Of course, he continued to travel and visit other nobles all over Europe. This is the primary purpose of a noble after all – to visit other nobles. Ricardo was particularly fond of visiting France, and of bringing home whatever botanical trifle took his fancy. These would be planted in his garden by his servants.

One of the things he brought back was the then new flageolet vert. That bean had been “invented” in 1878 by a French grower named Gabriel Chevrier, in Brétigny-sur-Orge, a suburb of Paris. It had become phenomenally popular, first in Paris restaurants, then in every French garden. Ricardo would have to have it. The verdinas, though not yet called that, had come home to roost.

The Verdina Spreads

The Count enjoyed bothering the local villagers, and was forever pestering them to plant this or that thing he’d brought back from wherever he’d gone drinking most recently. This French bean became something of a local fad. Though its popularity was initially confined to the Ardisana valley, it slowly spread throughout Asturias and neighboring Galicia as a garden crop. For the next 40 or 50 years, the verdina existed comfortably as a garden crop, no more or less loved than any other bean. They were cooked in the old ways, or added to whatever was at hand.

Asturians learn they can grow verdinas in peace.

Then, when the dictator died and the sun began to shine on regional differences that had been forcefully suppressed for 40 years, Asturias went wild for all things Asturian. While some parts of Spain celebrated their political differences, and other sought recompense for being particularly brutally treated, Asturias dug into its own folk traditions with an unmatched passion. By the mid 1980s Asturian home cooking was in every restaurant and with it rose the profile and value of the verdina.

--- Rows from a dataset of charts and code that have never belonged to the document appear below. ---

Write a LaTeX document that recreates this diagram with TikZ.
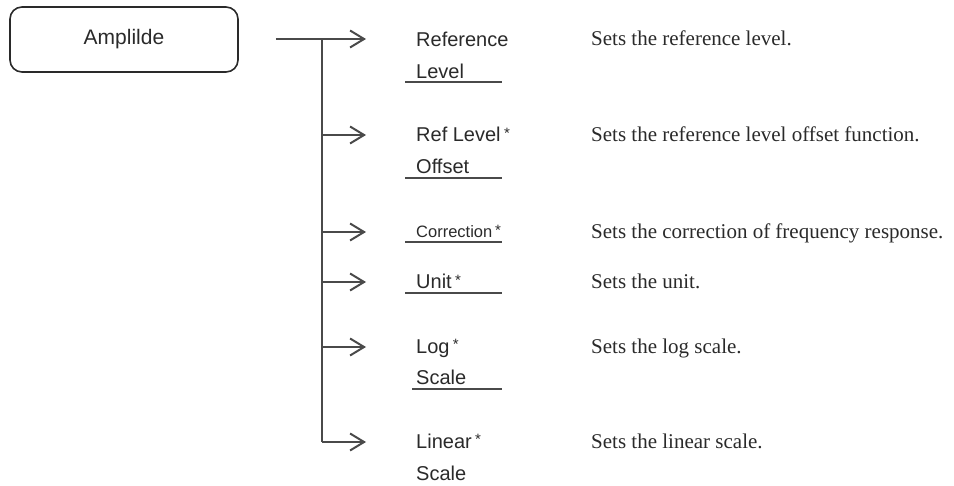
\documentclass[tikz,border=0pt]{standalone}
\usepackage{fontspec}
\setmainfont{Liberation Serif}
\setsansfont{Liberation Sans}
\usetikzlibrary{arrows.meta,positioning,calc}
\definecolor{linie}{HTML}{4A4A4A}
\definecolor{schrift}{HTML}{2A2A2A}
\tikzset{
  pfeil/.style={-{Straight Barb[length=14pt,width=17pt,line width=2pt]},linie,line width=2pt},
  stamm/.style={linie,line width=2pt},
  strich/.style={linie,line width=1.8pt},
  kasten/.style={draw=schrift,line width=1.6pt,rounded corners=12pt,minimum width=228pt,minimum height=65pt,inner sep=0pt,schrift,font=\sffamily\fontsize{21}{24}\selectfont},
  menue/.style={anchor=base west,align=left,inner sep=0pt,schrift,font=\sffamily\fontsize{20}{32}\selectfont},
  erkl/.style={anchor=base west,inner sep=0pt,schrift,font=\fontsize{21}{25}\selectfont},
}
\newcommand{\stern}{\,\raisebox{0.3ex}{\fontsize{15}{15}\selectfont *}}

\begin{document}
\begin{tikzpicture}[x=1pt,y=-1pt]
  \useasboundingbox (0,0) rectangle (954,486);
  \node[kasten] (amp) at (124,39.5) {Amplilde};
  \coordinate (anf) at ($(amp.east)+(37,-0.5)$);
  \coordinate (ast) at (322,39);
  % Pfeilspitzen
  \coordinate (s1) at (366,39);
  \coordinate (s2) at (366,135);
  \coordinate (s3) at (366,232);
  \coordinate (s4) at (366,282);
  \coordinate (s5) at (366,347);
  \coordinate (s6) at (366,442);
  % Menuepunkte (base = letzte Zeile)
  \node[menue] (m1) at (416,79) {Reference\\Level};
  \node[menue] (m2) at (416,174) {Ref Level\stern\\Offset};
  \node[menue,font=\sffamily\fontsize{16.5}{20}\selectfont] (m3) at (416,238) {Correction\stern};
  \node[menue] (m4) at (416,289) {Unit\stern};
  \node[menue] (m5) at (416,385) {Log\stern\\Scale};
  \node[menue] (m6) at (416,480) {Linear\stern\\Scale};
  % Erklaerungen
  \node[erkl] (b1) at (591,46) {Sets the reference level.};
  \node[erkl] (b2) at (591,142) {Sets the reference level offset function.};
  \node[erkl] (b3) at (591,239) {Sets the correction of frequency response.};
  \node[erkl] (b4) at (591,289) {Sets the unit.};
  \node[erkl] (b5) at (591,354) {Sets the log scale.};
  \node[erkl] (b6) at (591,449) {Sets the linear scale.};
  % Verbindungen
  \draw[pfeil] (anf) -- (s1);
  \draw[stamm] (ast) -- (ast |- s6);
  \draw[pfeil] (ast |- s2) -- (s2);
  \draw[pfeil] (ast |- s3) -- (s3);
  \draw[pfeil] (ast |- s4) -- (s4);
  \draw[pfeil] (ast |- s5) -- (s5);
  \draw[pfeil] (ast |- s6) -- (s6);
  % Unterstriche
  \draw[strich] (405,82) -- (502,82);
  \draw[strich] (405,178) -- (502,178);
  \draw[strich] (405,242) -- (502,242);
  \draw[strich] (405,293) -- (502,293);
  \draw[strich] (412,389) -- (502,389);
\end{tikzpicture}
\end{document}
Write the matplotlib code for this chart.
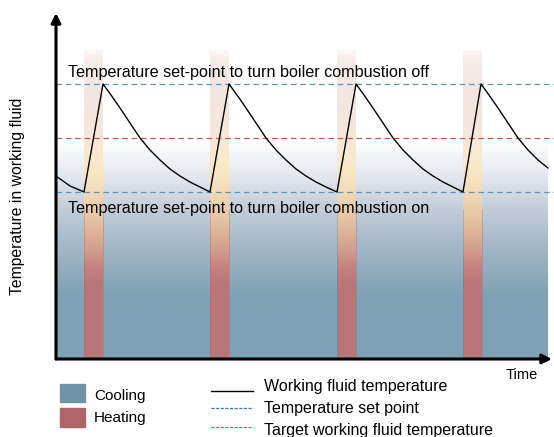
import numpy as np
import matplotlib
import matplotlib.pyplot as plt
from matplotlib.colors import LinearSegmentedColormap
from matplotlib.patches import Rectangle
from matplotlib.lines import Line2D

plt.rcParams['font.family'] = ['Liberation Sans', 'DejaVu Sans']

# arbitrary units (time, temperature)
time = [0, 14, 28, 47, 55, 64, 74, 84, 94, 104, 114, 124, 134, 144, 154,
        173, 181, 190, 200, 210, 220, 230, 240, 250, 260, 270, 281,
        300, 308, 317, 327, 337, 347, 357, 367, 377, 387, 397, 407,
        425, 433, 442, 452, 462, 472, 482, 492]
temp = [183, 173, 167, 275, 264, 251, 236, 221, 209, 199, 190, 183, 177, 172, 167,
        275, 264, 251, 236, 221, 209, 199, 190, 183, 177, 172, 167,
        275, 264, 251, 236, 221, 209, 199, 190, 183, 177, 172, 167,
        275, 264, 251, 236, 221, 209, 199, 191]
heat_start = [28, 154, 281, 407]
heat_len = 19
set_on = 167
set_off = 275
target = 221

fig = plt.figure(figsize=(5.54, 4.37), dpi=100)
W, H = 554, 437
ax = fig.add_axes([56 / W, (H - 359) / H, (W - 56) / W, (359 - 13) / H])
ax.axis('off')

# cooling background gradient
cool = LinearSegmentedColormap.from_list('cool', [
    (0.0, '#7fa1b5'), (0.30, '#80a2b5'), (0.55, '#a9bccb'),
    (0.70, '#c5cfda'), (0.81, '#dfe3ea'), (1.0, '#ffffff')])
grad = np.linspace(0, 1, 256).reshape(-1, 1)
ax.imshow(grad, extent=(0, 492, 0, 219), origin='lower', aspect='auto',
          cmap=cool, zorder=0)

# heating bars
heat = LinearSegmentedColormap.from_list('heat', [
    (0.0, '#b87678'), (0.246, '#b87678'), (0.30, '#c58480'),
    (0.353, '#d29e8c'), (0.40, '#dcb096'), (0.45, '#e4c3a3'),
    (0.547, '#f3dcb8'), (0.628, '#fae9c8'), (0.709, '#f7e8d8'),
    (0.838, '#f3e5e0'), (0.968, '#f5ebe8'), (1.0, '#fbf7f6')])
for s in heat_start:
    ax.imshow(grad, extent=(s, s + heat_len, 0, 309), origin='lower',
              aspect='auto', cmap=heat, zorder=1)
    ax.vlines([s, s + heat_len], 0, 150, color='#a86668', lw=0.5,
              alpha=0.5, zorder=1)

# set points
ax.axhline(set_off, color='#5f93b8', lw=0.9, dashes=(4.5, 3), zorder=2)
ax.axhline(set_on, color='#5f93b8', lw=0.9, dashes=(4.5, 3), zorder=2)
ax.axhline(target, color='#c5585b', lw=0.9, dashes=(4.5, 3), zorder=2)

ax.plot(time, temp, color='black', lw=1.0, zorder=3)

ax.set_xlim(0, 498)
ax.set_ylim(0, 346)

# axis arrows
arrow = dict(arrowstyle='-|>', lw=2.2, color='black', mutation_scale=14,
             shrinkA=0, shrinkB=0)
ax.annotate('', xy=(0, 1), xytext=(0, 0), xycoords='axes fraction',
            arrowprops=arrow, annotation_clip=False)
ax.annotate('', xy=(496 / 498, 0), xytext=(0, 0), xycoords='axes fraction',
            arrowprops=arrow, annotation_clip=False)

# overlay in pixel units for labels and legend
ov = fig.add_axes([0, 0, 1, 1])
ov.set_xlim(0, W)
ov.set_ylim(H, 0)
ov.axis('off')
ov.patch.set_alpha(0)

fs = 11.6
ov.text(68, 72, 'Temperature set-point to turn boiler combustion off',
        fontsize=fs, va='center', ha='left')
ov.text(68, 209, 'Temperature set-point to turn boiler combustion on',
        fontsize=fs, va='center', ha='left')
ov.text(18, 196, 'Temperature in working fluid', fontsize=11.3, rotation=90,
        va='center', ha='center')
ov.text(538, 375, 'Time', fontsize=10.5, va='center', ha='right')

ov.add_patch(Rectangle((60, 384), 25, 18, color='#7193a8'))
ov.add_patch(Rectangle((60, 408), 25, 19, color='#b06466'))
ov.text(94, 396, 'Cooling', fontsize=11, va='center')
ov.text(94, 418, 'Heating', fontsize=11, va='center')

ov.add_line(Line2D([211, 253], [391, 391], color='black', lw=1.0))
ov.add_line(Line2D([211, 253], [408, 408], color='#3f78a8', lw=0.9,
                   dashes=(2.5, 1.2)))
ov.add_line(Line2D([211, 253], [427, 427], color='#d05a5e', lw=0.9,
                   dashes=(2.5, 1.2)))
ov.text(264, 387, 'Working fluid temperature', fontsize=11.5, va='center')
ov.text(264, 408, 'Temperature set point', fontsize=11.5, va='center')
ov.text(264, 430, 'Target working fluid temperature', fontsize=11.5, va='center')

fig.savefig('out.png', dpi=100)
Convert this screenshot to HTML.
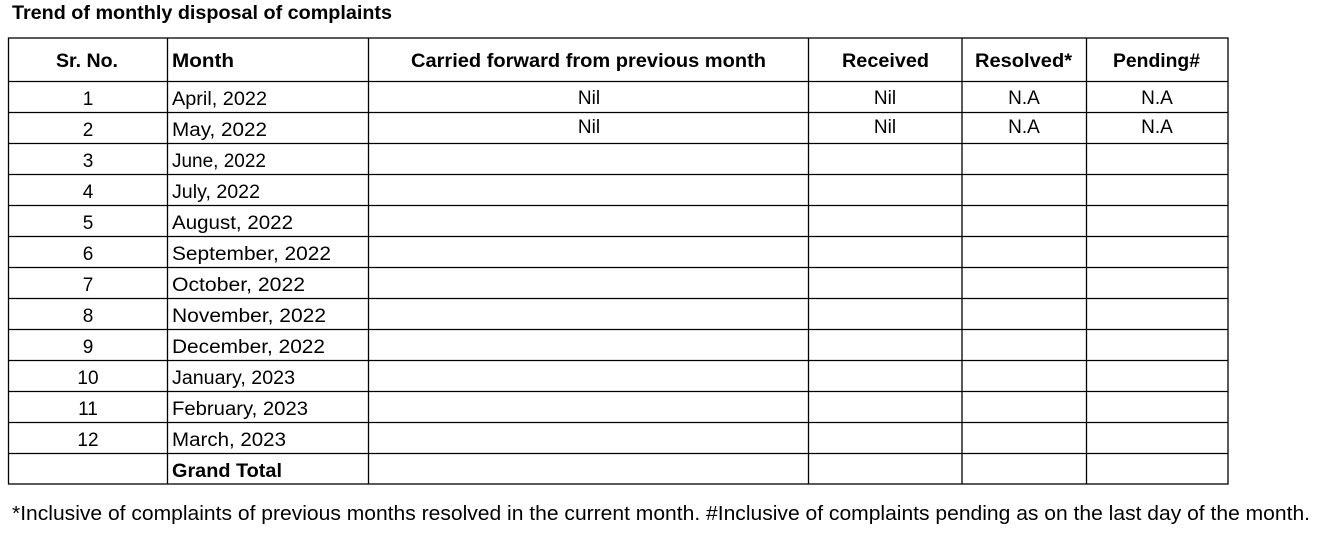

Regardless of its recent importation from France, it was adopted wholeheartedly as good honest Asturian food.

It always warms my American heart to see food exchanged so freely, without a whiff of culinary nationalism or fake origin stories about how it was actually discovered right here and those bad old people over there are just claiming it as their own. Indeed, if there is any argument about verdinas, it is whether they were imported from France, or took a more direct route from Mesoamerica like the rest of Phaseolus vulgaris cultivars.

What Is A Good Verdina?

Verdinas are a landrace of Phaseolus Vulgaris originally from France where they are know as flageolet verde. They are picked young. If allowed to mature, they would grow up to be kidney beans. Usually planted in May, they are harvested at the snap-bean stage, when the pods are still green. Usually hung in bunches to dry in the pod, the interior beans will retain their beautiful green color and an intense flavor of chlorophyll. Prized as a fresh bean for cooking at home, they are essentially impossible to find commercially except dried. Even then, demand far outstrips supply and prices can reach as high as €20 per kilo.

How We Like to Eat Them

In Asturias, verdinas are most commonly used as the bean that goes with seafood. You cook fabes with land animals and verdinas with seafood. Many people in both Asturias and Galicia refer to them as fabes de marisco – seafood beans.

That is somewhat changing, and the full range of dishes now see verdinas used in place of fabes. I am partial to them in a lamb stew or with a confit duck leg. I have to agree with Asturians though, they are outstanding with seafood. There is a reason that Verdinas with Clams is such a popular dish here.